## TASK DIRECTIONS
Reproduce exactly only the lines from the line that holds "Generate a Python" to the line that holds "y_ticks = [0, 40, 80, 120, 160]", inclusive, in the listing below, and please leave out every picture.

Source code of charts
++++++++++++++++++++

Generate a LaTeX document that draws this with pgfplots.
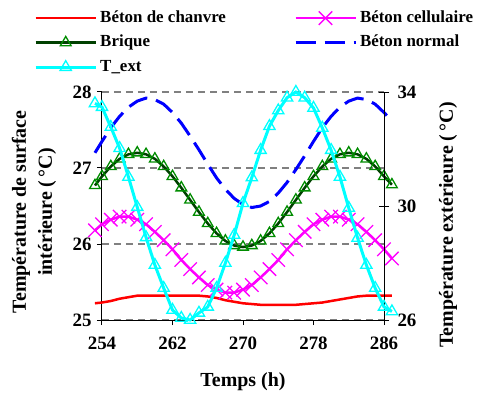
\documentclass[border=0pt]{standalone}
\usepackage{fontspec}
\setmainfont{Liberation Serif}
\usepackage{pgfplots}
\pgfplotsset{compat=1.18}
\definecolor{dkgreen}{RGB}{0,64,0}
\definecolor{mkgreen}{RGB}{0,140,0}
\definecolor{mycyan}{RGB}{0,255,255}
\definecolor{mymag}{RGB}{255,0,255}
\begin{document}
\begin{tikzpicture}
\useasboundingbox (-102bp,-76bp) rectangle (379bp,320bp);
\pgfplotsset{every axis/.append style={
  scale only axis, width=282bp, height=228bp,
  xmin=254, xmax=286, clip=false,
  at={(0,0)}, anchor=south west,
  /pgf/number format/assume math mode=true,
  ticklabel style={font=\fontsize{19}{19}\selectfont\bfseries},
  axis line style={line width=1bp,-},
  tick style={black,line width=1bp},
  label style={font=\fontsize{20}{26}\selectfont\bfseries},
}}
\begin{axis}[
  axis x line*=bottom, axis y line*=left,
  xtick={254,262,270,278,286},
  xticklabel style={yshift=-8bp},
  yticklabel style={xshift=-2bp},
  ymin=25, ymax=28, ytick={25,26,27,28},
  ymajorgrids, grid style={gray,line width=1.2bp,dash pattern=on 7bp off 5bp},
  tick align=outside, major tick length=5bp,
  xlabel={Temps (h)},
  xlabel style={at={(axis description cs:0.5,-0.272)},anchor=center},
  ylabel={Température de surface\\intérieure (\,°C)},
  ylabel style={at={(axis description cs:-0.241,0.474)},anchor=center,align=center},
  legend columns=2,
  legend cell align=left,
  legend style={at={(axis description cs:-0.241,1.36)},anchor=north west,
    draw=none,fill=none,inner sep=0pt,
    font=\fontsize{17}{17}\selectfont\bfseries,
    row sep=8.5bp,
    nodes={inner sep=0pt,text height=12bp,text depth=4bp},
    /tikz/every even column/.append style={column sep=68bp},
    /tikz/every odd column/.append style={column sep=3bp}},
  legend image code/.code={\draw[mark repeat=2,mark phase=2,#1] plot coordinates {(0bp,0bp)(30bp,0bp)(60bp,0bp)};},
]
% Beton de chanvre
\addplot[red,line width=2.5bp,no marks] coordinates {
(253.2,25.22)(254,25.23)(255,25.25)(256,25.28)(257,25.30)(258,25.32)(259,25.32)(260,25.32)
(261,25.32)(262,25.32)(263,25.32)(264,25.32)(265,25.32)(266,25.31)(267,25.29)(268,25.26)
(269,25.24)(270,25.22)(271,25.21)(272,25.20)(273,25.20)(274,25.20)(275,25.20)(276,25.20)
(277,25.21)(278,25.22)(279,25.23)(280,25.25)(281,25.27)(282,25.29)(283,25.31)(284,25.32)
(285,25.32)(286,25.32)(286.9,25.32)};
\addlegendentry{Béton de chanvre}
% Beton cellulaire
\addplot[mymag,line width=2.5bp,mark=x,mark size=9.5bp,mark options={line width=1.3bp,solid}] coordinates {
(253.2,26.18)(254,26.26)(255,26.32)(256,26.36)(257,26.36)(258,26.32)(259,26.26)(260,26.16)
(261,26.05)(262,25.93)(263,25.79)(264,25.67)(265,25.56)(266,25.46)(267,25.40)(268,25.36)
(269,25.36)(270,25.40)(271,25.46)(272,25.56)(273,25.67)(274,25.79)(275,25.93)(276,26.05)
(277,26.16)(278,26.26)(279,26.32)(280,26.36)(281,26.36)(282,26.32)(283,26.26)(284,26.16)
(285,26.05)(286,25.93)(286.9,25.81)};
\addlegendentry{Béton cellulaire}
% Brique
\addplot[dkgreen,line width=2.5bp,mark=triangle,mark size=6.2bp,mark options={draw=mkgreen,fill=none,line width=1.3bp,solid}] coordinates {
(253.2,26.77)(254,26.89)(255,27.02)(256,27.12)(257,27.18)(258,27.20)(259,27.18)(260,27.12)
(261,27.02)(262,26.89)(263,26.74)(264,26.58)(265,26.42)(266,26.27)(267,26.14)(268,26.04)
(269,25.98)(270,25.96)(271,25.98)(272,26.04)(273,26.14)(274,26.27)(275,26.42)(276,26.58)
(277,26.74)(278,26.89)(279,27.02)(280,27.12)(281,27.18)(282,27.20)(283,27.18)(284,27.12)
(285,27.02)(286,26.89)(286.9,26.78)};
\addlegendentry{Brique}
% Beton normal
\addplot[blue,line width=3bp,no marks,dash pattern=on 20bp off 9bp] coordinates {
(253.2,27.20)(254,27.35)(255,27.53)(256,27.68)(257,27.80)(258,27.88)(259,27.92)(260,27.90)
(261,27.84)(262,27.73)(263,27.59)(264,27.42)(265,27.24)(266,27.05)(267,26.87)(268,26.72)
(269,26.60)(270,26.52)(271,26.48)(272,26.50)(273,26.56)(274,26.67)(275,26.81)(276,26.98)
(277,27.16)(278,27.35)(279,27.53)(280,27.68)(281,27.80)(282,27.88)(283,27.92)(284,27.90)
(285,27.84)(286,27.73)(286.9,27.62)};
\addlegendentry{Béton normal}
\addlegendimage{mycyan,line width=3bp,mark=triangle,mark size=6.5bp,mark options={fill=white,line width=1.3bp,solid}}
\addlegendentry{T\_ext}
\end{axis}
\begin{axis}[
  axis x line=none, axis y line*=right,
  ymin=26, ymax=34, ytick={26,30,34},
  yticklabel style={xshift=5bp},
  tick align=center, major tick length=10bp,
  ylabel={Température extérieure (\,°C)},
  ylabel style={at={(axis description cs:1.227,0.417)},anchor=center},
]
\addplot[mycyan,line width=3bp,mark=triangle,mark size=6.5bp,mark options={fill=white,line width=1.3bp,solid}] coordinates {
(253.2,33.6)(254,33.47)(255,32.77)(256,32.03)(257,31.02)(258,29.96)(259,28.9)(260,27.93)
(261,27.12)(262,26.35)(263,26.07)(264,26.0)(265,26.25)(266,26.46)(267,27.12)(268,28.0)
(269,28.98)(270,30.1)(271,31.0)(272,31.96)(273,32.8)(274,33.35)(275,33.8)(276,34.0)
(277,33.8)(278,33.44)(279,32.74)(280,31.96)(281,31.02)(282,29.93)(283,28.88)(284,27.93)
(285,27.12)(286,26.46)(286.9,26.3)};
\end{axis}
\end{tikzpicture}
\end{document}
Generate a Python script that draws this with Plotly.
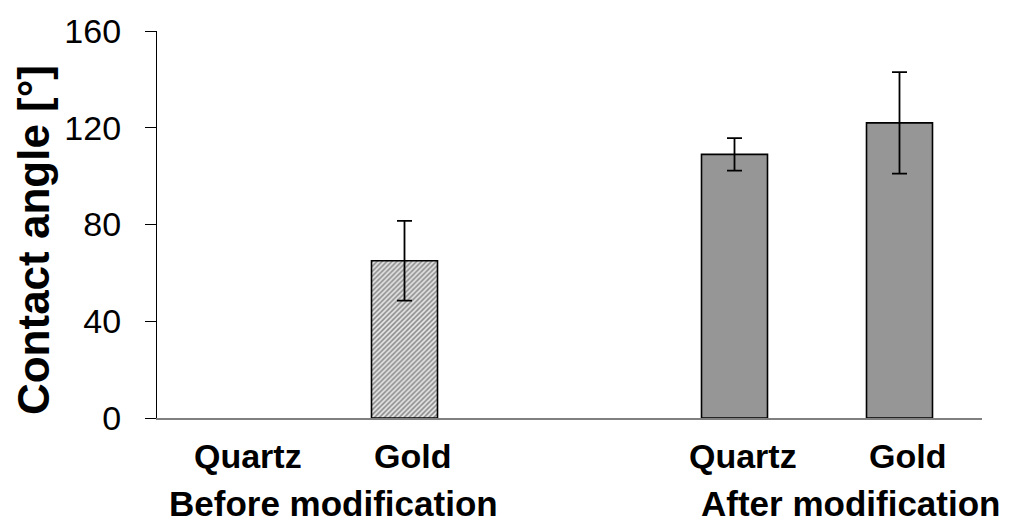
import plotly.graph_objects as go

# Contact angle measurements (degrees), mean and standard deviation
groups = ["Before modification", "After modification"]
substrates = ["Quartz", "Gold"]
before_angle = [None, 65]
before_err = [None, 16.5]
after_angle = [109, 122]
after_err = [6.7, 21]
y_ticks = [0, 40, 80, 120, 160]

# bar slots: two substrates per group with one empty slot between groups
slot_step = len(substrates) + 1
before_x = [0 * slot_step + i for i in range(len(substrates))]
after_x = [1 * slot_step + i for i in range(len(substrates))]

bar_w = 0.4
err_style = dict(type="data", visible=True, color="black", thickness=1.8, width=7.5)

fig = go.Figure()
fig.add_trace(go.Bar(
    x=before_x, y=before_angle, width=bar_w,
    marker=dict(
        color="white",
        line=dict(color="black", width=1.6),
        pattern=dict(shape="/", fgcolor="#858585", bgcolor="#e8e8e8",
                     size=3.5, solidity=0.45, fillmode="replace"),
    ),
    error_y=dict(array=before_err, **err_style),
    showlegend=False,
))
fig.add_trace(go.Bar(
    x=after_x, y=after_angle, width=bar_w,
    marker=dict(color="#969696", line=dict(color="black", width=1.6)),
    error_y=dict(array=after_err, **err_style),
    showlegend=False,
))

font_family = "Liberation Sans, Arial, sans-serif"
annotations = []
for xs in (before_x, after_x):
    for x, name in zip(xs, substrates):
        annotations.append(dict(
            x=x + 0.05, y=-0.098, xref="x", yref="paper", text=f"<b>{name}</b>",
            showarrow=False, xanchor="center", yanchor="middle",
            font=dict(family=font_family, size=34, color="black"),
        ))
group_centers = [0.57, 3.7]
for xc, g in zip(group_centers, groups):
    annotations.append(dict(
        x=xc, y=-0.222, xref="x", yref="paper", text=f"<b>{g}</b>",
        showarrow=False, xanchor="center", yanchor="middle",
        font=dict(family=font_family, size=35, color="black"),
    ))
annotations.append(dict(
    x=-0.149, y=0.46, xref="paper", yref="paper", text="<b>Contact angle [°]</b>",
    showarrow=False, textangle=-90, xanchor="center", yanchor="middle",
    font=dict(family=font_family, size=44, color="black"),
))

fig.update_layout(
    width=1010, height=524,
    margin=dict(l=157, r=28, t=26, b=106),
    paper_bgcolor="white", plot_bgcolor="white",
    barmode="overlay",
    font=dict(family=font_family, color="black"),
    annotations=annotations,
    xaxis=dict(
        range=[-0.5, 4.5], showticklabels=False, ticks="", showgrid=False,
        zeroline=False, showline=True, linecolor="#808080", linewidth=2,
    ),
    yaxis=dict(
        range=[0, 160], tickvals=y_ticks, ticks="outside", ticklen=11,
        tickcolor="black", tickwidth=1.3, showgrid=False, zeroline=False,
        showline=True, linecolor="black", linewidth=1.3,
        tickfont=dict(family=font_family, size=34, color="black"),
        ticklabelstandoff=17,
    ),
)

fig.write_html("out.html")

++++++++++++++++++++

## REPLY
Generate a Python script that draws this with Plotly.
import plotly.graph_objects as go

# Contact angle measurements (degrees), mean and standard deviation
groups = ["Before modification", "After modification"]
substrates = ["Quartz", "Gold"]
before_angle = [None, 65]
before_err = [None, 16.5]
after_angle = [109, 122]
after_err = [6.7, 21]
y_ticks = [0, 40, 80, 120, 160]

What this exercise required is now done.